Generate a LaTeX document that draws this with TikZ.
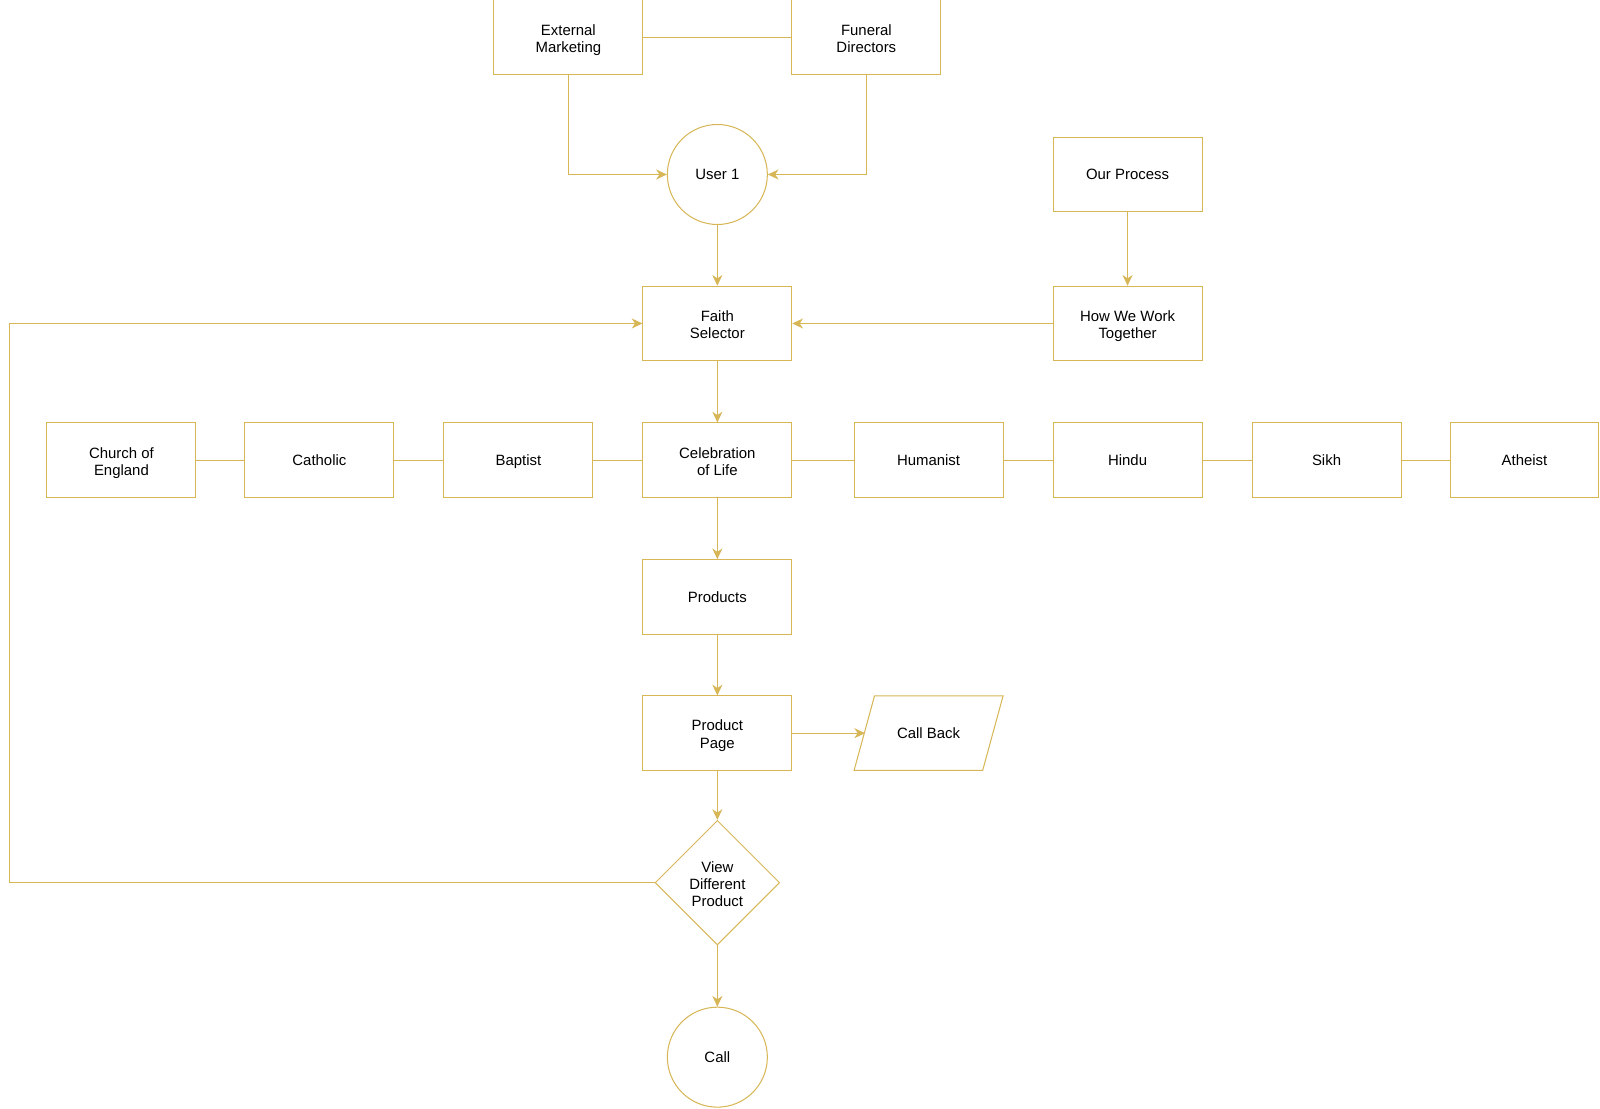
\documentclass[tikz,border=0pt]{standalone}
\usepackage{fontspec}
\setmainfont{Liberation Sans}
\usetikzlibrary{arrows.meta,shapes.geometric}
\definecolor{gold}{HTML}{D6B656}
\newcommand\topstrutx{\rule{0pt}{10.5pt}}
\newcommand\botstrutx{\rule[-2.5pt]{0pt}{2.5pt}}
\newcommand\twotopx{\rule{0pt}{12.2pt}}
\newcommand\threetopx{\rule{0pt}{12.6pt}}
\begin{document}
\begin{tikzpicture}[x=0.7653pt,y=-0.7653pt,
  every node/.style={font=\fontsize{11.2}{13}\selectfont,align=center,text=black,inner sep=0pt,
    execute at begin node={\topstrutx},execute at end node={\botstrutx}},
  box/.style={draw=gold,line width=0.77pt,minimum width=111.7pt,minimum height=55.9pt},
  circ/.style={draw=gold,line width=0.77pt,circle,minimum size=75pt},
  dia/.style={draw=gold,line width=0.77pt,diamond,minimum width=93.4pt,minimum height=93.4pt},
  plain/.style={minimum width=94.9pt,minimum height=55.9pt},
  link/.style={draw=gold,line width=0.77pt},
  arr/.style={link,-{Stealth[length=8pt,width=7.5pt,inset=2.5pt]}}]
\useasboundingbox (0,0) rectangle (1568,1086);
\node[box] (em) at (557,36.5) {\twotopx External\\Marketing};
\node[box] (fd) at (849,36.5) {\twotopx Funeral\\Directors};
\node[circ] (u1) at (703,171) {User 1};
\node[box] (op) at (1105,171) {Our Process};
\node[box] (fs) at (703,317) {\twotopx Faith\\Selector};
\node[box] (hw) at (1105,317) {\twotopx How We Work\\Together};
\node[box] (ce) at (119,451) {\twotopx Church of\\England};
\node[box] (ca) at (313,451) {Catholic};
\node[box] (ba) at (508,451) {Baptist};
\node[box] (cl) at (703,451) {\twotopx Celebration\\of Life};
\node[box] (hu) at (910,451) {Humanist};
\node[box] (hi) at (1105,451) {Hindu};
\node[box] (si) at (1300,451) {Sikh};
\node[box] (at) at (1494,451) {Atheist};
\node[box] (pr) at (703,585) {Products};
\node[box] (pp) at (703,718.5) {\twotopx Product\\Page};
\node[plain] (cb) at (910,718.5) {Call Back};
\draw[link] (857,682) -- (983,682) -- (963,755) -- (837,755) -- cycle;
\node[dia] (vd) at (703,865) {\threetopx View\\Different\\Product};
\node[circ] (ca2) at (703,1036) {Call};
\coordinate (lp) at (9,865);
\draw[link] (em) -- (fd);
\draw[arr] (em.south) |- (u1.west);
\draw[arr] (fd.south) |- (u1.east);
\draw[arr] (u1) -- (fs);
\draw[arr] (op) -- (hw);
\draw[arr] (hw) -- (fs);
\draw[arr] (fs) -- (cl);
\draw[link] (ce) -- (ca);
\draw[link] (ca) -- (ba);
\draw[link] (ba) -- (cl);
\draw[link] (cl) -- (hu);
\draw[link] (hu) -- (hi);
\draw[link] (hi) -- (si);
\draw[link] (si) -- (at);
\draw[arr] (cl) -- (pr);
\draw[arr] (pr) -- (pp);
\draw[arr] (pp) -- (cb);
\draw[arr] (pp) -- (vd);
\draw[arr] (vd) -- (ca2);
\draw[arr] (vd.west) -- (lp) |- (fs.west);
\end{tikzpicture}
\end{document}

===============

▸ What you are asked to do: Print out the material word for word, omitting the pictures.

▸ Exercise solution:
Generate a LaTeX document that draws this with TikZ.
\documentclass[tikz,border=0pt]{standalone}
\usepackage{fontspec}
\setmainfont{Liberation Sans}
\usetikzlibrary{arrows.meta,shapes.geometric}
\definecolor{gold}{HTML}{D6B656}
\newcommand\topstrutx{\rule{0pt}{10.5pt}}
\newcommand\botstrutx{\rule[-2.5pt]{0pt}{2.5pt}}
\newcommand\twotopx{\rule{0pt}{12.2pt}}
\newcommand\threetopx{\rule{0pt}{12.6pt}}
\begin{document}
\begin{tikzpicture}[x=0.7653pt,y=-0.7653pt,
  every node/.style={font=\fontsize{11.2}{13}\selectfont,align=center,text=black,inner sep=0pt,
    execute at begin node={\topstrutx},execute at end node={\botstrutx}},
  box/.style={draw=gold,line width=0.77pt,minimum width=111.7pt,minimum height=55.9pt},
  circ/.style={draw=gold,line width=0.77pt,circle,minimum size=75pt},
  dia/.style={draw=gold,line width=0.77pt,diamond,minimum width=93.4pt,minimum height=93.4pt},
  plain/.style={minimum width=94.9pt,minimum height=55.9pt},
  link/.style={draw=gold,line width=0.77pt},
  arr/.style={link,-{Stealth[length=8pt,width=7.5pt,inset=2.5pt]}}]
\useasboundingbox (0,0) rectangle (1568,1086);
\node[box] (em) at (557,36.5) {\twotopx External\\Marketing};
\node[box] (fd) at (849,36.5) {\twotopx Funeral\\Directors};
\node[circ] (u1) at (703,171) {User 1};
\node[box] (op) at (1105,171) {Our Process};
\node[box] (fs) at (703,317) {\twotopx Faith\\Selector};
\node[box] (hw) at (1105,317) {\twotopx How We Work\\Together};
\node[box] (ce) at (119,451) {\twotopx Church of\\England};
\node[box] (ca) at (313,451) {Catholic};
\node[box] (ba) at (508,451) {Baptist};
\node[box] (cl) at (703,451) {\twotopx Celebration\\of Life};
\node[box] (hu) at (910,451) {Humanist};
\node[box] (hi) at (1105,451) {Hindu};
\node[box] (si) at (1300,451) {Sikh};
\node[box] (at) at (1494,451) {Atheist};
\node[box] (pr) at (703,585) {Products};
\node[box] (pp) at (703,718.5) {\twotopx Product\\Page};
\node[plain] (cb) at (910,718.5) {Call Back};
\draw[link] (857,682) -- (983,682) -- (963,755) -- (837,755) -- cycle;
\node[dia] (vd) at (703,865) {\threetopx View\\Different\\Product};
\node[circ] (ca2) at (703,1036) {Call};
\coordinate (lp) at (9,865);
\draw[link] (em) -- (fd);
\draw[arr] (em.south) |- (u1.west);
\draw[arr] (fd.south) |- (u1.east);
\draw[arr] (u1) -- (fs);
\draw[arr] (op) -- (hw);
\draw[arr] (hw) -- (fs);
\draw[arr] (fs) -- (cl);
\draw[link] (ce) -- (ca);
\draw[link] (ca) -- (ba);
\draw[link] (ba) -- (cl);
\draw[link] (cl) -- (hu);
\draw[link] (hu) -- (hi);
\draw[link] (hi) -- (si);
\draw[link] (si) -- (at);
\draw[arr] (cl) -- (pr);
\draw[arr] (pr) -- (pp);
\draw[arr] (pp) -- (cb);
\draw[arr] (pp) -- (vd);
\draw[arr] (vd) -- (ca2);
\draw[arr] (vd.west) -- (lp) |- (fs.west);
\end{tikzpicture}
\end{document}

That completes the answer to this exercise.